O partido ao qual você se filiou tem ideais liberais. Uma crítica frequente a alguns líderes liberais no Brasil é de que só são liberais do ponto de vista econômico, e são conservadores em pautas relacionadas a costumes, como o casamento gay, por exemplo. Como você vê essa questão?
Existem certas questões sobre as quais nós temos que nos capacitar um pouco mais, nos informar mais. Eu sou altamente favorável, por exemplo, à liberdade de expressão. Mas não à libertinagem de expressão, sem nenhuma responsabilidade. A questão do casamento de pessoas do mesmo gênero, ter a liberdade, sim, de poderem fazer. Mas questões como aborto, legalização da maconha, são complexas. Não sei dizer qual é minha posição.
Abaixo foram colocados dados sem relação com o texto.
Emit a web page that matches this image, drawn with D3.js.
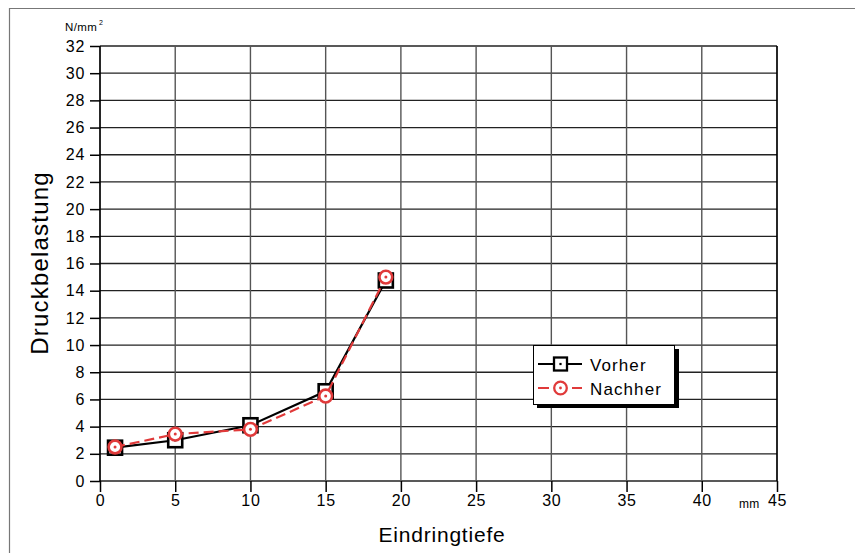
<!DOCTYPE html>
<html><head><meta charset="utf-8">
<script src="https://cdn.jsdelivr.net/npm/d3@7"></script>
<style>body{margin:0;background:#fff}svg{display:block;font-family:"Liberation Sans",Arial,sans-serif}</style>
</head><body>
<svg id="c" width="855" height="553"></svg>
<script>
const depth = [1, 5, 10, 15, 19];
const vorher = [2.45, 3.0, 4.1, 6.6, 14.75];
const nachher = [2.5, 3.45, 3.8, 6.25, 15.0];
const xTicks = [0, 5, 10, 15, 20, 25, 30, 35, 40, 45];
const yTicks = d3.range(0, 33, 2);
const seriesNames = ["Vorher", "Nachher"];

const FONT = "Liberation Sans, Arial, sans-serif";
const svg = d3.select("#c");
const x = d3.scaleLinear().domain([0, 45]).range([100, 777]);
const y = d3.scaleLinear().domain([0, 32]).range([481, 46]);

// outer frame
svg.append("path").attr("d", "M9.5,553 V8.5 H855").attr("fill", "none").attr("stroke", "#777").attr("stroke-width", 1.2);

// grid
const g = svg.append("g");
g.selectAll(".hg").data(yTicks).join("line")
  .attr("x1", x(0)).attr("x2", x(45)).attr("y1", d => y(d)).attr("y2", d => y(d))
  .attr("stroke", "#222").attr("stroke-width", 1.3);
g.selectAll(".vg").data(xTicks).join("line")
  .attr("y1", y(0)).attr("y2", y(32)).attr("x1", d => x(d)).attr("x2", d => x(d))
  .attr("stroke", d => (d === 0 || d === 45) ? "#000" : "#555").attr("stroke-width", d => (d === 0 || d === 45) ? 1.7 : 1.4);

// axes
const yAxis = d3.axisLeft(y).tickValues(yTicks).tickSize(10).tickPadding(5);
const ya = svg.append("g").attr("transform", `translate(${x(0)},0)`).call(yAxis);
ya.select(".domain").remove();
ya.selectAll("text").attr("font-size", 16).attr("letter-spacing", 0.7).attr("fill", "#000").attr("font-family", FONT);
ya.selectAll("line").attr("stroke", "#000").attr("stroke-width", 1.5);

const xAxis = d3.axisBottom(x).tickValues(xTicks).tickSize(11).tickPadding(3);
const xa = svg.append("g").attr("transform", `translate(0,${y(0)})`).call(xAxis);
xa.select(".domain").remove();
xa.selectAll("text").attr("font-size", 16).attr("letter-spacing", 0.7).attr("fill", "#000").attr("font-family", FONT);
xa.selectAll("line").attr("stroke", "#000").attr("stroke-width", 1.5);

// units
svg.append("text").attr("x", 65).attr("y", 31).attr("font-size", 11.5).attr("letter-spacing", 0.4).attr("fill", "#000").text("N/mm");
svg.append("text").attr("x", 99).attr("y", 25).attr("font-size", 7).attr("fill", "#000").text("2");
svg.append("text").attr("x", 739).attr("y", 508).attr("font-size", 12).attr("letter-spacing", 0.3).attr("fill", "#000").text("mm");

// axis titles
svg.append("text").attr("transform", "translate(48,263) rotate(-90)").attr("text-anchor", "middle")
  .attr("font-size", 24).attr("letter-spacing", 1.2).attr("fill", "#000").text("Druckbelastung");
svg.append("text").attr("x", 442).attr("y", 542).attr("text-anchor", "middle")
  .attr("font-size", 21).attr("letter-spacing", 0.8).attr("fill", "#000").text("Eindringtiefe");

const red = "#e03a3a";
const line = d3.line().x(d => x(d[0])).y(d => y(d[1]));
const vData = depth.map((d, i) => [d, vorher[i]]);
const nData = depth.map((d, i) => [d, nachher[i]]);

svg.append("path").datum(vData).attr("d", line).attr("fill", "none").attr("stroke", "#000").attr("stroke-width", 2.2);
svg.selectAll(".sq").data(vData).join("rect")
  .attr("x", d => x(d[0]) - 7).attr("y", d => y(d[1]) - 7).attr("width", 14).attr("height", 14)
  .attr("fill", "#fff").attr("stroke", "#000").attr("stroke-width", 2.6);
svg.selectAll(".sqd").data(vData).join("rect")
  .attr("x", d => x(d[0]) - 1.2).attr("y", d => y(d[1]) - 1.2).attr("width", 2.4).attr("height", 2.4).attr("fill", "#000");

svg.append("path").datum(nData).attr("d", line).attr("fill", "none").attr("stroke", red).attr("stroke-width", 2.2).attr("stroke-dasharray", "10,5");
svg.selectAll(".ci").data(nData).join("circle")
  .attr("cx", d => x(d[0])).attr("cy", d => y(d[1])).attr("r", 6.4)
  .attr("fill", "#fff").attr("stroke", red).attr("stroke-width", 2.6);
svg.selectAll(".cid").data(nData).join("circle")
  .attr("cx", d => x(d[0])).attr("cy", d => y(d[1])).attr("r", 1.5).attr("fill", red);

// legend
const lg = svg.append("g");
lg.append("rect").attr("x", 537).attr("y", 349).attr("width", 142).attr("height", 59).attr("fill", "#000");
lg.append("rect").attr("x", 533.5).attr("y", 345.5).attr("width", 141).attr("height", 59).attr("fill", "#fff").attr("stroke", "#000").attr("stroke-width", 1);
const ly = [364, 388];
// Vorher entry
lg.append("line").attr("x1", 538).attr("x2", 582).attr("y1", ly[0]).attr("y2", ly[0]).attr("stroke", "#000").attr("stroke-width", 2);
lg.append("rect").attr("x", 554).attr("y", ly[0] - 6.5).attr("width", 13).attr("height", 13).attr("fill", "#fff").attr("stroke", "#000").attr("stroke-width", 2.3);
lg.append("rect").attr("x", 559.4).attr("y", ly[0] - 1.1).attr("width", 2.2).attr("height", 2.2).attr("fill", "#000");
// Nachher entry
[[538, 549], [572, 582]].forEach(s => lg.append("line").attr("x1", s[0]).attr("x2", s[1]).attr("y1", ly[1]).attr("y2", ly[1]).attr("stroke", red).attr("stroke-width", 2));
lg.append("circle").attr("cx", 560.5).attr("cy", ly[1]).attr("r", 6.3).attr("fill", "#fff").attr("stroke", red).attr("stroke-width", 2.3);
lg.append("circle").attr("cx", 560.5).attr("cy", ly[1]).attr("r", 1.4).attr("fill", red);
lg.selectAll(".lt").data(seriesNames).join("text")
  .attr("x", 590).attr("y", (d, i) => ly[i] + 7).attr("font-size", 17).attr("letter-spacing", 1.1).attr("fill", "#000").text(d => d);
</script>
</body></html>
Preciso buscar mais informações. As pessoas falam dos debates e, hoje, quando você assiste a um debate, a impressão que você tem é de que os candidatos são onipresentes e oniscientes. É engraçado isso. Se você for reparar, o Aldo Rebelo, do PC do B, foi ministro do esporte, da ciência e tecnologia, da defesa. Ou seja, ele tem uma capacidade incrível. Eu não tenho condições de saber de tudo, não tenho todas as respostas. Agora, se eu estivesse no comando de qualquer coisa, escalaria os melhores de cada tema. De uma certa maneira, é como um treinador.
Teme que as opiniões políticas o afastem de admiradores que você carrega do esporte?
Nunca me importei muito. Se eu tomar decisões imaginando o que é conveniente, o que é mais popular, o caminho está errado. Tem de fazer acontecer. E volto a dizer: não tenho a pretensão de ditar o que as pessoas têm de fazer. Quero que participem. Que vejam como estão atuando seus representantes. Que se sintam representadas. Muitas vezes nós não nos sentimos, mas também não fazemos muito para estarmos representados. Há uma leitura, quando se entra na política, de que vai entrar de branco em uma carvoaria. Não tem como sair limpo. Mas será que tem de ser assim?